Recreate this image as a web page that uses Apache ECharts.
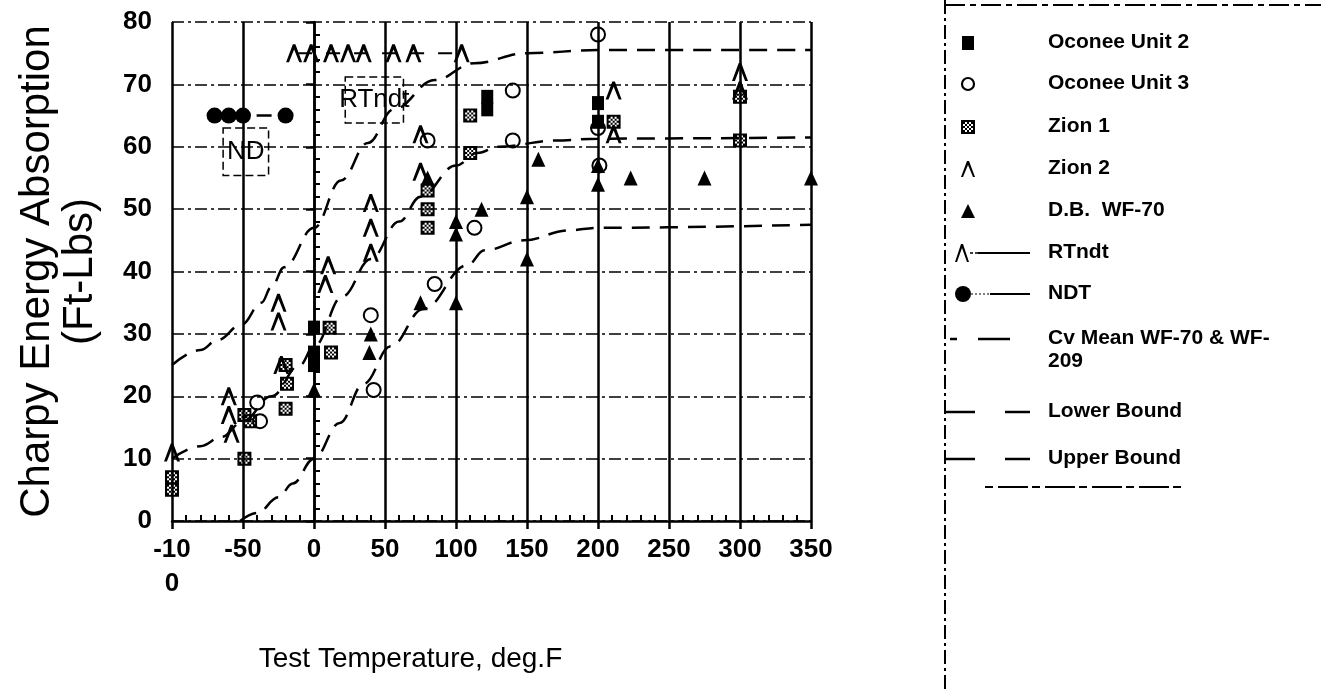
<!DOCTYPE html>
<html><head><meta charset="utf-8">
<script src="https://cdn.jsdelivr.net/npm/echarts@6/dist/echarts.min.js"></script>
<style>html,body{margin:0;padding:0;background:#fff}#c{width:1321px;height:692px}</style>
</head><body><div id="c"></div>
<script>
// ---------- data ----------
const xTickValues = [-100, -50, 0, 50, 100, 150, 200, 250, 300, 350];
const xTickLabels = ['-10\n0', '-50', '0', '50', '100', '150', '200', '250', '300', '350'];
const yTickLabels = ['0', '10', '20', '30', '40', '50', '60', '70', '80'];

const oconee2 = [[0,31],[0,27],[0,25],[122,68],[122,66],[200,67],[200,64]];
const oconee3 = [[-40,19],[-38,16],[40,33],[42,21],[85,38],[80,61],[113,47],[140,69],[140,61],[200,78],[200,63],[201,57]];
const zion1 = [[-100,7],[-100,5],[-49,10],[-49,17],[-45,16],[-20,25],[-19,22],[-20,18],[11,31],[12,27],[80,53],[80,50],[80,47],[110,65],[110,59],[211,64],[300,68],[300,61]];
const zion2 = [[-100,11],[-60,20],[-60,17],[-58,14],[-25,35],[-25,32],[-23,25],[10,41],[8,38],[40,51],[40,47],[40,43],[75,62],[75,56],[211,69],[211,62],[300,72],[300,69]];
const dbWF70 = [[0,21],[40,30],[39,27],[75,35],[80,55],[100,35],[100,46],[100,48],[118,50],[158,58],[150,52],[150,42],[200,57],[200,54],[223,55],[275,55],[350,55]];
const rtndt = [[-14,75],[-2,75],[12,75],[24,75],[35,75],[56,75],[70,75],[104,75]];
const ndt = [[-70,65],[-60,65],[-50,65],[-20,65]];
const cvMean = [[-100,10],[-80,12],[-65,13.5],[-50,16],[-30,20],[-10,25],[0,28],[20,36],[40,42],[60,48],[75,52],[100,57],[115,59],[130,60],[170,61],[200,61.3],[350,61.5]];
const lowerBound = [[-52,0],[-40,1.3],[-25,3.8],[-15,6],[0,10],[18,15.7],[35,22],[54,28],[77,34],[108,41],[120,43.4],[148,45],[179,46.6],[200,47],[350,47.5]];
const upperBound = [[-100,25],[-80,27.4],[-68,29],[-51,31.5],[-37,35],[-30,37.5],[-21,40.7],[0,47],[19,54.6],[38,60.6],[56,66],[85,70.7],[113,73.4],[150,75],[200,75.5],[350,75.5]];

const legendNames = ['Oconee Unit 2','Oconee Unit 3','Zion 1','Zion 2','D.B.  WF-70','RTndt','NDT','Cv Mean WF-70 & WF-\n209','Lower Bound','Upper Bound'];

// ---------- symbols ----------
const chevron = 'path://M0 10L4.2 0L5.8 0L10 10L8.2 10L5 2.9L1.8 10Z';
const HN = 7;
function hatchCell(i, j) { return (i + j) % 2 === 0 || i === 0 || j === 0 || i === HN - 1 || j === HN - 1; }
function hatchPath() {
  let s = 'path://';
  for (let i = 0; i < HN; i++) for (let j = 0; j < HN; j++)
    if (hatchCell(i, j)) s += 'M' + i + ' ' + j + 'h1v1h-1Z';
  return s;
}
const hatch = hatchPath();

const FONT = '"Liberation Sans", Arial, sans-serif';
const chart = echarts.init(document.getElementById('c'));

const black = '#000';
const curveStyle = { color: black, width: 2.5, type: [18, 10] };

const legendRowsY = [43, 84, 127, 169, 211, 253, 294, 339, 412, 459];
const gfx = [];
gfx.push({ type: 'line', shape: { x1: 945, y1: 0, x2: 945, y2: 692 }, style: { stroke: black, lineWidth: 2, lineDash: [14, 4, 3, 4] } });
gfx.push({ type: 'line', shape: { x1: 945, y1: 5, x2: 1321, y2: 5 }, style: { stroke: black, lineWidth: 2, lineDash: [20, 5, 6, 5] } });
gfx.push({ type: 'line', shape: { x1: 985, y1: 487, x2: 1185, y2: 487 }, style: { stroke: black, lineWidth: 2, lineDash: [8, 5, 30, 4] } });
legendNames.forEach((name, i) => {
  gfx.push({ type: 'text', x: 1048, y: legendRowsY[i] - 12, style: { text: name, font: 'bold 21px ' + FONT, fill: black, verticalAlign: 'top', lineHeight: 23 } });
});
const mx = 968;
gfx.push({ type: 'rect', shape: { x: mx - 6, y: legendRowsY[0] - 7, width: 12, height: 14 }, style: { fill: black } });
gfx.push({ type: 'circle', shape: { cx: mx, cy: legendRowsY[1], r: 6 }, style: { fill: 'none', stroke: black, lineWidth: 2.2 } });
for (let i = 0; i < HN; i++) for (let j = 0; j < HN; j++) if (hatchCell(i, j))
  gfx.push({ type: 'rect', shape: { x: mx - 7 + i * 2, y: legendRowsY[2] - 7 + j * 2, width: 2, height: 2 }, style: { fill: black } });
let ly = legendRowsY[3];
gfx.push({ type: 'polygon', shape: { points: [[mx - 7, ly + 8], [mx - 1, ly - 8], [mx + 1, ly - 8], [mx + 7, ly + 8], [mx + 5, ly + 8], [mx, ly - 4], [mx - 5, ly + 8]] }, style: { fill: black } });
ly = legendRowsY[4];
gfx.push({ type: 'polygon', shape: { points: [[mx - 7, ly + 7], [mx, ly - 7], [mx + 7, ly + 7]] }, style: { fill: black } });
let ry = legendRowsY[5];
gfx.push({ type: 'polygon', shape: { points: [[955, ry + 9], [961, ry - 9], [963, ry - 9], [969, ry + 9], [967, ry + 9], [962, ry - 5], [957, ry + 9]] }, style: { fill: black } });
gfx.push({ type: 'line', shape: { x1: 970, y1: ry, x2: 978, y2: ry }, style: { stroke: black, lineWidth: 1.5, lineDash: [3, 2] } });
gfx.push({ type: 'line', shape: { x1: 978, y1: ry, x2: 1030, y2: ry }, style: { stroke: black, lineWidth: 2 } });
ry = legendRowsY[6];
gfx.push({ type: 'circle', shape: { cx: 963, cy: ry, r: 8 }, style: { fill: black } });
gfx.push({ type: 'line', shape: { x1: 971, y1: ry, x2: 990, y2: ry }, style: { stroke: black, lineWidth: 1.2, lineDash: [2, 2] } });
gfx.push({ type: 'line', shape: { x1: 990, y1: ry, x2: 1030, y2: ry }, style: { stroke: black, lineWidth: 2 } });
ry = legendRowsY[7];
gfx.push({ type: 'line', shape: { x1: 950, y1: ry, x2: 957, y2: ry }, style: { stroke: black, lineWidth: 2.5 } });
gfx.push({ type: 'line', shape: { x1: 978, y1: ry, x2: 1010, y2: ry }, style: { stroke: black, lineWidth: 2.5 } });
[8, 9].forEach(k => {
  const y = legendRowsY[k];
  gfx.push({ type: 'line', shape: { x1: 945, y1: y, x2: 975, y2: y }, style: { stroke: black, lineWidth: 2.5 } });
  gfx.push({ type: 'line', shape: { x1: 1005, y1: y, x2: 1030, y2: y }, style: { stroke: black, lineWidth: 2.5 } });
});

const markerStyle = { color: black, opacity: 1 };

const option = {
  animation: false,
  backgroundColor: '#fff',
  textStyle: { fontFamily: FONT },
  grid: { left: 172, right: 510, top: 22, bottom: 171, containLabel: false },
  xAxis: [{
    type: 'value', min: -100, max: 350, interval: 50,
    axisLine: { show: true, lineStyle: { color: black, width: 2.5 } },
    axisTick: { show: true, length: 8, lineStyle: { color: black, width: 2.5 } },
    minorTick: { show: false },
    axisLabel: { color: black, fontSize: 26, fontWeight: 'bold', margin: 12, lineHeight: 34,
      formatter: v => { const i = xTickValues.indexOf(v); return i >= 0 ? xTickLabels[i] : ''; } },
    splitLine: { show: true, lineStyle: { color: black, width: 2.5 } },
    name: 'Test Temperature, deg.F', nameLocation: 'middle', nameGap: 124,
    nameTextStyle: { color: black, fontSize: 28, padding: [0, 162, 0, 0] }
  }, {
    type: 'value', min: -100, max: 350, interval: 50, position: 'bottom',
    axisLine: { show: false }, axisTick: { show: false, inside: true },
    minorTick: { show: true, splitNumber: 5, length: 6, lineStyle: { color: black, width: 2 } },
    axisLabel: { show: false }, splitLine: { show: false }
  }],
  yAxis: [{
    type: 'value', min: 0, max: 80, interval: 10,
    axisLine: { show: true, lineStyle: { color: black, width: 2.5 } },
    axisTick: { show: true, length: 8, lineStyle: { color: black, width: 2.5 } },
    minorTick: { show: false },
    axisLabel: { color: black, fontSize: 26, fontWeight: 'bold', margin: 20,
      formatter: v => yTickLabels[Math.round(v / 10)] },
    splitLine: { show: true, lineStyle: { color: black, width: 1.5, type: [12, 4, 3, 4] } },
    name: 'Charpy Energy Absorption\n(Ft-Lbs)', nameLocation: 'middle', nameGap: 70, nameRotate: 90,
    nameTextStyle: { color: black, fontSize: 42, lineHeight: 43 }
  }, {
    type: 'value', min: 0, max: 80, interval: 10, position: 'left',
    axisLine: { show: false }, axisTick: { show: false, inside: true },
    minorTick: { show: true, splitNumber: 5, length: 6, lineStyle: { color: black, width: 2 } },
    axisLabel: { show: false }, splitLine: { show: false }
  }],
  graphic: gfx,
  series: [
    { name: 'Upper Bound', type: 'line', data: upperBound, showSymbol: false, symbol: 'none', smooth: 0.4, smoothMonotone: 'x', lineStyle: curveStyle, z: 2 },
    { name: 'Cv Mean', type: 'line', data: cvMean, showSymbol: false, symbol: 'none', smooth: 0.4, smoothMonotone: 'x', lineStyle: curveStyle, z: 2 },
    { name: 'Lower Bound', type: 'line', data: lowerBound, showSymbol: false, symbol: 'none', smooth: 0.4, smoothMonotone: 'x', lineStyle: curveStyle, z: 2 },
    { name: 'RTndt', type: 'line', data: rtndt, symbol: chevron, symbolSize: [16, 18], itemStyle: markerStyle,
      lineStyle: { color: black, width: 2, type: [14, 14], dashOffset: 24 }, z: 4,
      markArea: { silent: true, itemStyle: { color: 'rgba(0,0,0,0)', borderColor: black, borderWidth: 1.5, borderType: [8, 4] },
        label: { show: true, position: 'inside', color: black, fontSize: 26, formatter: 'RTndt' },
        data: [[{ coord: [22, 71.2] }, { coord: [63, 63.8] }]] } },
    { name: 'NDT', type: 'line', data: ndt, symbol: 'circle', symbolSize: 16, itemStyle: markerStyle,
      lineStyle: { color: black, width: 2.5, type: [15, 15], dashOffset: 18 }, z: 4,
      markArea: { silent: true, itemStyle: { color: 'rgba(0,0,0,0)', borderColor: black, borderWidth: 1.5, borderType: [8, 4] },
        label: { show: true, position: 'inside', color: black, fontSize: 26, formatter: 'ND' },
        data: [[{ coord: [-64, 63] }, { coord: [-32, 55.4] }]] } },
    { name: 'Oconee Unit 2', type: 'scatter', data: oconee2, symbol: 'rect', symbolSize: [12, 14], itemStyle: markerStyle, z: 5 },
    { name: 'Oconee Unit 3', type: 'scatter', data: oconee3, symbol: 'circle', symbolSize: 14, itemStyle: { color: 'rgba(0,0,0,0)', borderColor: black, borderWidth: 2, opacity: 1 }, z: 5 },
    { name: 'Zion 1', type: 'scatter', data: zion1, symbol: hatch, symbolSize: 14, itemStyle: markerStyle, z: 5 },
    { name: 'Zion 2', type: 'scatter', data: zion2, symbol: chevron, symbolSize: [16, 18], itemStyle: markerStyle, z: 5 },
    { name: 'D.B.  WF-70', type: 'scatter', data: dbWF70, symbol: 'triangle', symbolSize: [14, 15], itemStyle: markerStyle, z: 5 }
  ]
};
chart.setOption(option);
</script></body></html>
++++
» What needs to be done: Go from the first line of the data above to the line containing "const legendNames = ['Oconee" and retype exactly those lines, both included, but none of the pictures.

» The answer:
Recreate this image as a web page that uses Apache ECharts.
<!DOCTYPE html>
<html><head><meta charset="utf-8">
<script src="https://cdn.jsdelivr.net/npm/echarts@6/dist/echarts.min.js"></script>
<style>html,body{margin:0;padding:0;background:#fff}#c{width:1321px;height:692px}</style>
</head><body><div id="c"></div>
<script>
// ---------- data ----------
const xTickValues = [-100, -50, 0, 50, 100, 150, 200, 250, 300, 350];
const xTickLabels = ['-10\n0', '-50', '0', '50', '100', '150', '200', '250', '300', '350'];
const yTickLabels = ['0', '10', '20', '30', '40', '50', '60', '70', '80'];

const oconee2 = [[0,31],[0,27],[0,25],[122,68],[122,66],[200,67],[200,64]];
const oconee3 = [[-40,19],[-38,16],[40,33],[42,21],[85,38],[80,61],[113,47],[140,69],[140,61],[200,78],[200,63],[201,57]];
const zion1 = [[-100,7],[-100,5],[-49,10],[-49,17],[-45,16],[-20,25],[-19,22],[-20,18],[11,31],[12,27],[80,53],[80,50],[80,47],[110,65],[110,59],[211,64],[300,68],[300,61]];
const zion2 = [[-100,11],[-60,20],[-60,17],[-58,14],[-25,35],[-25,32],[-23,25],[10,41],[8,38],[40,51],[40,47],[40,43],[75,62],[75,56],[211,69],[211,62],[300,72],[300,69]];
const dbWF70 = [[0,21],[40,30],[39,27],[75,35],[80,55],[100,35],[100,46],[100,48],[118,50],[158,58],[150,52],[150,42],[200,57],[200,54],[223,55],[275,55],[350,55]];
const rtndt = [[-14,75],[-2,75],[12,75],[24,75],[35,75],[56,75],[70,75],[104,75]];
const ndt = [[-70,65],[-60,65],[-50,65],[-20,65]];
const cvMean = [[-100,10],[-80,12],[-65,13.5],[-50,16],[-30,20],[-10,25],[0,28],[20,36],[40,42],[60,48],[75,52],[100,57],[115,59],[130,60],[170,61],[200,61.3],[350,61.5]];
const lowerBound = [[-52,0],[-40,1.3],[-25,3.8],[-15,6],[0,10],[18,15.7],[35,22],[54,28],[77,34],[108,41],[120,43.4],[148,45],[179,46.6],[200,47],[350,47.5]];
const upperBound = [[-100,25],[-80,27.4],[-68,29],[-51,31.5],[-37,35],[-30,37.5],[-21,40.7],[0,47],[19,54.6],[38,60.6],[56,66],[85,70.7],[113,73.4],[150,75],[200,75.5],[350,75.5]];

const legendNames = ['Oconee Unit 2','Oconee Unit 3','Zion 1','Zion 2','D.B.  WF-70','RTndt','NDT','Cv Mean WF-70 & WF-\n209','Lower Bound','Upper Bound'];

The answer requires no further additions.